Na zona cinzenta entre a iniciativa privada e a esfera pública, podem sair enfraquecidas as bases da sociedade civil, das quais se espera que emerjam forças e pressões vitais para o exercício democrático
Embora o financiamento às atividades de interesse público conduzidas por organizações de natureza privada seja uma questão bastante relevante, sua presença na agenda brasileira é surpreendentemente baixa. Na grande imprensa, o assunto surge raramente e, quando aparece, vem muitas vezes associado a uma agenda negativa, de escândalos e abusos.

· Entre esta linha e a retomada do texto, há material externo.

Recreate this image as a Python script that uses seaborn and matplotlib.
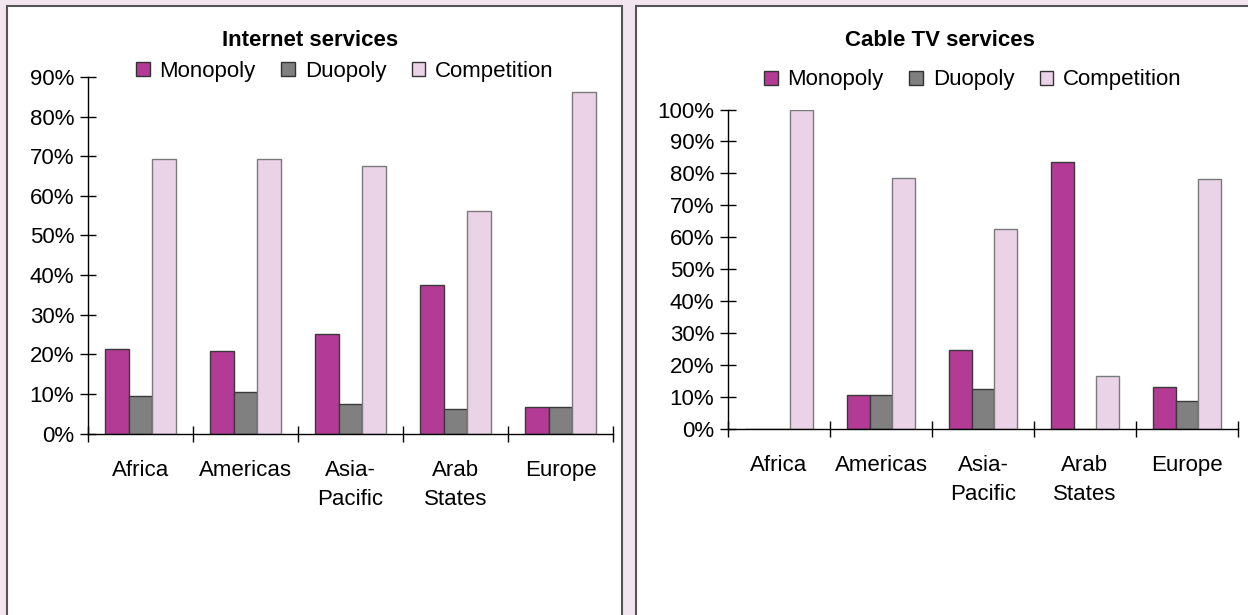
import matplotlib
matplotlib.use("Agg")
import matplotlib.pyplot as plt
from matplotlib.patches import Rectangle, Patch
from matplotlib.ticker import PercentFormatter
import seaborn as sns
import pandas as pd

# ---- data -------------------------------------------------------------
regions = ["Africa", "Americas", "Asia-Pacific", "Arab States", "Europe"]
region_labels = ["Africa", "Americas", "Asia-\nPacific", "Arab\nStates", "Europe"]
structures = ["Monopoly", "Duopoly", "Competition"]

internet_monopoly = [21.3, 20.8, 25.0, 37.4, 6.8]
internet_duopoly = [9.4, 10.4, 7.4, 6.3, 6.8]
internet_competition = [69.2, 69.2, 67.6, 56.2, 86.3]

cable_monopoly = [0.0, 10.7, 24.7, 83.5, 13.2]
cable_duopoly = [0.0, 10.7, 12.6, 0.0, 8.7]
cable_competition = [100.0, 78.5, 62.6, 16.5, 78.4]

palette = {"Monopoly": "#B33A95", "Duopoly": "#808080", "Competition": "#EAD3E7"}
edges = {"Monopoly": "#3a3a3a", "Duopoly": "#3a3a3a", "Competition": "#7a7a7a"}
page_bg = "#F3E5EF"


def long_frame(mono, duo, comp):
    rows = []
    for s, vals in zip(structures, (mono, duo, comp)):
        for r, v in zip(regions, vals):
            rows.append({"region": r, "structure": s, "share": v})
    return pd.DataFrame(rows)


sns.set_style("white")
plt.rcParams["font.family"] = ["Liberation Sans", "DejaVu Sans"]
plt.rcParams["font.size"] = 16
plt.rcParams["text.color"] = "black"
plt.rcParams["xtick.color"] = "black"
plt.rcParams["ytick.color"] = "black"
plt.rcParams["xtick.labelcolor"] = "black"
plt.rcParams["ytick.labelcolor"] = "black"

W, H = 1248, 615
fig = plt.figure(figsize=(W / 100, H / 100), dpi=100, facecolor=page_bg)

# white panels behind each chart
for x0, x1 in [(7, 622), (636, 1260)]:
    fig.patches.append(Rectangle((x0 / W, -0.02), (x1 - x0) / W, 1 - 6 / H + 0.02,
                                 transform=fig.transFigure, facecolor="white",
                                 edgecolor="#555555", linewidth=1.5, zorder=-10))


def draw_panel(ax, df, ymax, title, title_xy, legend_xy):
    sns.barplot(data=df, x="region", y="share", hue="structure",
                order=regions, hue_order=structures, palette=palette,
                saturation=1, width=0.67, linewidth=1.0, errorbar=None,
                legend=False, ax=ax)
    for cont, s in zip(ax.containers, structures):
        for p in cont.patches:
            p.set_edgecolor(edges[s])
    ax.set_facecolor("none")
    ax.set_xlim(-0.5, len(regions) - 0.5)
    ax.set_ylim(0, ymax)
    ax.set_yticks(range(0, ymax + 1, 10))
    ax.yaxis.set_major_formatter(PercentFormatter(xmax=100, decimals=0))
    # category boundaries carry the tick marks, centres carry the names
    ax.set_xticks([i + 0.5 for i in range(-1, len(regions))], minor=False)
    ax.set_xticklabels([""] * (len(regions) + 1))
    ax.set_xticks(range(len(regions)), minor=True)
    ax.set_xticklabels(region_labels, minor=True, linespacing=1.5)
    ax.tick_params(axis="x", which="minor", bottom=False, length=0, pad=19,
                   labelsize=16)
    ax.tick_params(axis="x", which="major", bottom=True, direction="inout",
                   length=12, width=1, color="black")
    ax.tick_params(axis="y", left=True, direction="inout", length=12, width=1,
                   color="black", pad=4, labelsize=16)
    ax.set_xlabel("")
    ax.set_ylabel("")
    for side in ("top", "right"):
        ax.spines[side].set_visible(False)
    for side in ("left", "bottom"):
        ax.spines[side].set_color("black")
        ax.spines[side].set_linewidth(1.0)
    fig.text(title_xy[0] / W, 1 - title_xy[1] / H, title, ha="center",
             va="center", fontsize=16, fontweight="bold")
    handles = [Patch(facecolor=palette[s], edgecolor="#333333", linewidth=1.0)
               for s in structures]
    fig.legend(handles, structures, loc="center",
               bbox_to_anchor=(legend_xy[0] / W, 1 - legend_xy[1] / H),
               ncol=3, frameon=False, fontsize=16, handlelength=0.6,
               handleheight=0.6, handletextpad=0.45, columnspacing=1.15)


ax1 = fig.add_axes([88 / W, 1 - 433.5 / H, (613 - 88) / W, (433.5 - 77) / H])
draw_panel(ax1, long_frame(internet_monopoly, internet_duopoly, internet_competition),
           90, "Internet services", (310, 40), (345, 71))

ax2 = fig.add_axes([728 / W, 1 - 429 / H, (1238 - 728) / W, (429 - 109.5) / H])
draw_panel(ax2, long_frame(cable_monopoly, cable_duopoly, cable_competition),
           100, "Cable TV services", (940, 40), (973, 80))

fig.savefig("out.png", dpi=100, facecolor=page_bg)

Pouco é lembrado que a existência de organizações da sociedade civil autônomas e qualificadas tem como objetivo não apenas suprir serviços descuidados pelos governos e pelas empresas, mas também – e principalmente – garantir que as bases da sociedade ouçam e sejam ouvidas, tanto entre si quanto pelas instituições públicas e privadas.
Sem a constante reflexão, interlocução e vigilância propiciadas por milhares de organizações criadas e operadas por cidadãos independentes, a esfera pública torna-se estéril. Sem a criatividade, a crítica e a pressão popular organizada, a agenda coletiva fica irremediavelmente refém da burocracia estatal e dos interesses dos que, detendo poder, visam antes manter sua hegemonia do que propiciar o bem comum. Mas quem banca as organizações da sociedade civil?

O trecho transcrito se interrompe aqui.